--- start of MATERIAL PROVIDED ---

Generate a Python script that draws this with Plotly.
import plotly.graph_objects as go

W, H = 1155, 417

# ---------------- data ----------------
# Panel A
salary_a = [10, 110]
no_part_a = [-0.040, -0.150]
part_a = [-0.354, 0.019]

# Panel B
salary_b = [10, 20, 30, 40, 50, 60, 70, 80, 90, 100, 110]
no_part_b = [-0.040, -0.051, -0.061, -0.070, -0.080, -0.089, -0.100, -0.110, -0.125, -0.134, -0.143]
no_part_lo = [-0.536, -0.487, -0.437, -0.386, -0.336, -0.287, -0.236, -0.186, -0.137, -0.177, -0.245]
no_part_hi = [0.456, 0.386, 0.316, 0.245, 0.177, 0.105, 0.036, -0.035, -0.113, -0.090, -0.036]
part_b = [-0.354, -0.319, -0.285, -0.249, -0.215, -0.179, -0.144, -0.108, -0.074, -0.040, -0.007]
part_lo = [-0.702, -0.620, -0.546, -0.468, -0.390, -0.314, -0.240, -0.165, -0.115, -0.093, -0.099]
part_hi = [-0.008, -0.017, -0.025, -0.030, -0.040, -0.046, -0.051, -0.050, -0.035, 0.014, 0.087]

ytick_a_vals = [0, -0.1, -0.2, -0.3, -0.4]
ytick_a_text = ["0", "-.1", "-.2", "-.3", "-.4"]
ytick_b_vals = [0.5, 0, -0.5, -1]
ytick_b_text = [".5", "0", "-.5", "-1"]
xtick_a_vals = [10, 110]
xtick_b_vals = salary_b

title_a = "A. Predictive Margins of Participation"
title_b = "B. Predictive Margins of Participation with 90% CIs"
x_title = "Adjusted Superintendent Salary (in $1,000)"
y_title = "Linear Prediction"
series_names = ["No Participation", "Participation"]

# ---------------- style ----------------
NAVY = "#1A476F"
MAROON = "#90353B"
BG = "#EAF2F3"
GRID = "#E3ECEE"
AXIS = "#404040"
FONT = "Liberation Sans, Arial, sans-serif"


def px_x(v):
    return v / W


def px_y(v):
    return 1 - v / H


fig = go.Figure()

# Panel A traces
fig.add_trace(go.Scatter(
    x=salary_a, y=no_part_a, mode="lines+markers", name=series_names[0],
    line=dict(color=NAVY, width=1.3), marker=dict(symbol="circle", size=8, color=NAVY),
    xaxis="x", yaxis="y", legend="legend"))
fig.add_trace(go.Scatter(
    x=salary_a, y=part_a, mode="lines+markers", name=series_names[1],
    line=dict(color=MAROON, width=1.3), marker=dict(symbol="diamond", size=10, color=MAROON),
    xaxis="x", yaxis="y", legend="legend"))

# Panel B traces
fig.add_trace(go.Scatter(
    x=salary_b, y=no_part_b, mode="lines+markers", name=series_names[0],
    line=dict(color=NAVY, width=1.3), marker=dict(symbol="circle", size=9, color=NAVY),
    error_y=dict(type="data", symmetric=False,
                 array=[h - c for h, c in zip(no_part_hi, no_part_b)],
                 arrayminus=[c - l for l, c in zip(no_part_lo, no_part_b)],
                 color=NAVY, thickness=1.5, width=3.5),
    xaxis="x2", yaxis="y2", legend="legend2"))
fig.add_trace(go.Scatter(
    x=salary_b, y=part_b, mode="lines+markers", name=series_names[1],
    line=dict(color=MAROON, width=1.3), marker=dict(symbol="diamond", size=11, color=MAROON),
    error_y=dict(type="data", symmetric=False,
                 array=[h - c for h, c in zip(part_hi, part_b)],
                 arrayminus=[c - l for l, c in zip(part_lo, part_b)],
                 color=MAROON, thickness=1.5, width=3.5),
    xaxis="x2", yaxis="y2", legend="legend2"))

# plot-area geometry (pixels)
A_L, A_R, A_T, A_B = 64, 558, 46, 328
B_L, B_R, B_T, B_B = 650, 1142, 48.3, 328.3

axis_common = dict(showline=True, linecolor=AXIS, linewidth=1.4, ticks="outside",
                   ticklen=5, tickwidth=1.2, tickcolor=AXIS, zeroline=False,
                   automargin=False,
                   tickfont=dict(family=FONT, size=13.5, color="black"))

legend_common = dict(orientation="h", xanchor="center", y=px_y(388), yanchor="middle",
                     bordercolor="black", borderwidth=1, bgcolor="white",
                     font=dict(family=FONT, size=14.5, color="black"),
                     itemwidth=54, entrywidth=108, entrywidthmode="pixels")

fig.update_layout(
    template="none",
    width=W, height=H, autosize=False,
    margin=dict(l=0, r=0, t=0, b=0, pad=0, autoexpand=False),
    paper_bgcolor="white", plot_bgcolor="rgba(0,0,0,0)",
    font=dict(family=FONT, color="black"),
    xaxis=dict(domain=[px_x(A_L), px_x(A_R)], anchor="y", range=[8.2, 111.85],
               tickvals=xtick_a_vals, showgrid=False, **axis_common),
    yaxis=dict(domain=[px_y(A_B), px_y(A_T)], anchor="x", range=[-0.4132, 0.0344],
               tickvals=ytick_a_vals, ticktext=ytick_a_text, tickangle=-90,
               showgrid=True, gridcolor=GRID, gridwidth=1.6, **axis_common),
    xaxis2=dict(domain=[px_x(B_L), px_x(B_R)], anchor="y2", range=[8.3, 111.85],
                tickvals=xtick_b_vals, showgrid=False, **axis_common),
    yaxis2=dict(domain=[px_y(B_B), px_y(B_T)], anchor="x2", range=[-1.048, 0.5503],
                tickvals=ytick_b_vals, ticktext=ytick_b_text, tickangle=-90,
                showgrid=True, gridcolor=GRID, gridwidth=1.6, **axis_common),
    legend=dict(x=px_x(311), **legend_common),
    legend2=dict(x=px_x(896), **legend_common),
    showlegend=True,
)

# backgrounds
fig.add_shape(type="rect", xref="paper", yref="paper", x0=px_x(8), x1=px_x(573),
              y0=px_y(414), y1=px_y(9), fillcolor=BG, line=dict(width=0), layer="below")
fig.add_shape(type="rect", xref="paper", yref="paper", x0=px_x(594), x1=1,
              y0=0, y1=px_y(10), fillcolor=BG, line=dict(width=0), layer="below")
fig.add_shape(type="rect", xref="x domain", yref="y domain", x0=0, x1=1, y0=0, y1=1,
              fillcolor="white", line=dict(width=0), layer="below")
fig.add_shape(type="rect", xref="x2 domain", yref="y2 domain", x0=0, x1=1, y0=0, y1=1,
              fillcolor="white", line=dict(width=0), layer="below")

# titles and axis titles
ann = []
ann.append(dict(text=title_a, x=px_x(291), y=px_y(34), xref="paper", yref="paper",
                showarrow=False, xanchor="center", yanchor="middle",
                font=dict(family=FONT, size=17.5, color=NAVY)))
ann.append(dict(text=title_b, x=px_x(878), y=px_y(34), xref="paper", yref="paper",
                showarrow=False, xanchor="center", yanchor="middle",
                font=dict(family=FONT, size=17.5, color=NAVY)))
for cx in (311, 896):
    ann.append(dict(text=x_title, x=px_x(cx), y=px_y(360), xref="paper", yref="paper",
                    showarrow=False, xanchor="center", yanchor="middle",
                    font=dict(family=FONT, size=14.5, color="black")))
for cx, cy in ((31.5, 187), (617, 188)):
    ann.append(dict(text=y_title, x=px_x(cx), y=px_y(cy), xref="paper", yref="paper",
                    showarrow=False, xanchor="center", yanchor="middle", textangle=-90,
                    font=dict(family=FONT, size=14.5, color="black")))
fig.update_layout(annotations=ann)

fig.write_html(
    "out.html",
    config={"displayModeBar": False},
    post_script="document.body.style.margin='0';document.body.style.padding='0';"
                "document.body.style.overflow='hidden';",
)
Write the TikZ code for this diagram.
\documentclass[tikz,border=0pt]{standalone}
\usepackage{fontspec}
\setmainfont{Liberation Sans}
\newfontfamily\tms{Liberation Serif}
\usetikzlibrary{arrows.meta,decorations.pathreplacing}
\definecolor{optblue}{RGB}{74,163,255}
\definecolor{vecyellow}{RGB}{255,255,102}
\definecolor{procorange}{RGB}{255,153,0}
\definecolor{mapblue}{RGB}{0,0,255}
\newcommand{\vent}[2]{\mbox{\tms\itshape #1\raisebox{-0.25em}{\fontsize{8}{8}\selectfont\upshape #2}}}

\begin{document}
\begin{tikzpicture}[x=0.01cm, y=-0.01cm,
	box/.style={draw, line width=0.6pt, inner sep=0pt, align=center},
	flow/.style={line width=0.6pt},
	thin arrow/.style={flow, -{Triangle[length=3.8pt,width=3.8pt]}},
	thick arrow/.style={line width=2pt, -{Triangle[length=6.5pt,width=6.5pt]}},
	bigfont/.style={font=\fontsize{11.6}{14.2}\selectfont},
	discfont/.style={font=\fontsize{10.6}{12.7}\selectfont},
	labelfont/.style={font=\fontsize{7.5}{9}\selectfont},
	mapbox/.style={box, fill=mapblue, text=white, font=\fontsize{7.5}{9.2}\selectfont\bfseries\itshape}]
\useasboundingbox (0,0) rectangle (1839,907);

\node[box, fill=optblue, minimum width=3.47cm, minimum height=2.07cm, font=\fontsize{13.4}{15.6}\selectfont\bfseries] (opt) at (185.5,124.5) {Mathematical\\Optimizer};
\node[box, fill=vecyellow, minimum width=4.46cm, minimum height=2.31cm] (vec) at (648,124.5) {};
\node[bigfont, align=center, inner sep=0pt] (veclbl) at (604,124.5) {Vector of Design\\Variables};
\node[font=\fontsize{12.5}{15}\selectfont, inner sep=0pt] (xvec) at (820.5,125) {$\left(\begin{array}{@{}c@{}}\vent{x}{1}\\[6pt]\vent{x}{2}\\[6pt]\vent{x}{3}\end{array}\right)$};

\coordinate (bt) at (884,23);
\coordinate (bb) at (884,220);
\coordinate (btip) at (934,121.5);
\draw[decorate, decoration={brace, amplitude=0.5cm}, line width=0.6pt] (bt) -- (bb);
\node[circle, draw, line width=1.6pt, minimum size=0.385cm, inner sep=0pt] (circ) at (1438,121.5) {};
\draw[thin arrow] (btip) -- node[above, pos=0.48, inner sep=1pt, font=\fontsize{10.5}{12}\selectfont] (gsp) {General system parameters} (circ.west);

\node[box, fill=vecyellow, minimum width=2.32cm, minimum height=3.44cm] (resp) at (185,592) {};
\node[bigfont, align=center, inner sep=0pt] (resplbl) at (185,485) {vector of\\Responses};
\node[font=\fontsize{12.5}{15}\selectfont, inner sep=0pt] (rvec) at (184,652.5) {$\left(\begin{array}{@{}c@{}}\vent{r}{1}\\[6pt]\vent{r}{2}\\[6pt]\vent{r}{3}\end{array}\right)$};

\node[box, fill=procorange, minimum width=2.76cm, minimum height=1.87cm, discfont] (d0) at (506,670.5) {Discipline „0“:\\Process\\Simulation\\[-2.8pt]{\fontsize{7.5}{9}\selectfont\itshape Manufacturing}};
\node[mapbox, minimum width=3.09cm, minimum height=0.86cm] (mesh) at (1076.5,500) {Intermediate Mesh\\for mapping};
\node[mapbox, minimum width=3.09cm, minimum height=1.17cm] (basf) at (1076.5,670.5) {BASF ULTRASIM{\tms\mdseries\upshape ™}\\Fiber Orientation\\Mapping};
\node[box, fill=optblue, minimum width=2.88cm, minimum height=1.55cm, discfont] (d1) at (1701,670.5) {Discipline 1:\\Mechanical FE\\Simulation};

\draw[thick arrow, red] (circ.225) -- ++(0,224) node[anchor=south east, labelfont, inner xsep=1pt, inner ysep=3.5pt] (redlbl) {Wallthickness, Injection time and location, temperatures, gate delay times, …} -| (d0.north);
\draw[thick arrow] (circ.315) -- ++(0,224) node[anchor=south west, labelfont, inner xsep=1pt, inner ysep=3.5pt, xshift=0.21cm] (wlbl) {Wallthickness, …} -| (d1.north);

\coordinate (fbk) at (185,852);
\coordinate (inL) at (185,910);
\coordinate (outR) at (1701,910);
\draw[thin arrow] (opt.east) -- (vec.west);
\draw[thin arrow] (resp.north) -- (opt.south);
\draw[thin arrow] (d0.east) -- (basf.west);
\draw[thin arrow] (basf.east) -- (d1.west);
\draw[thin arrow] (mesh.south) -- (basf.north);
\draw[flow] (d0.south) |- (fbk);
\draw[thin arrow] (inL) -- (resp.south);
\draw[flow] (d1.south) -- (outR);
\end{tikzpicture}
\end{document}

--- end of MATERIAL PROVIDED ---

#### EXERCISE:
Check each line above for the word "this" and copy the ones that have it.

#### RESPONSE:
Generate a Python script that draws this with Plotly.
Write the TikZ code for this diagram.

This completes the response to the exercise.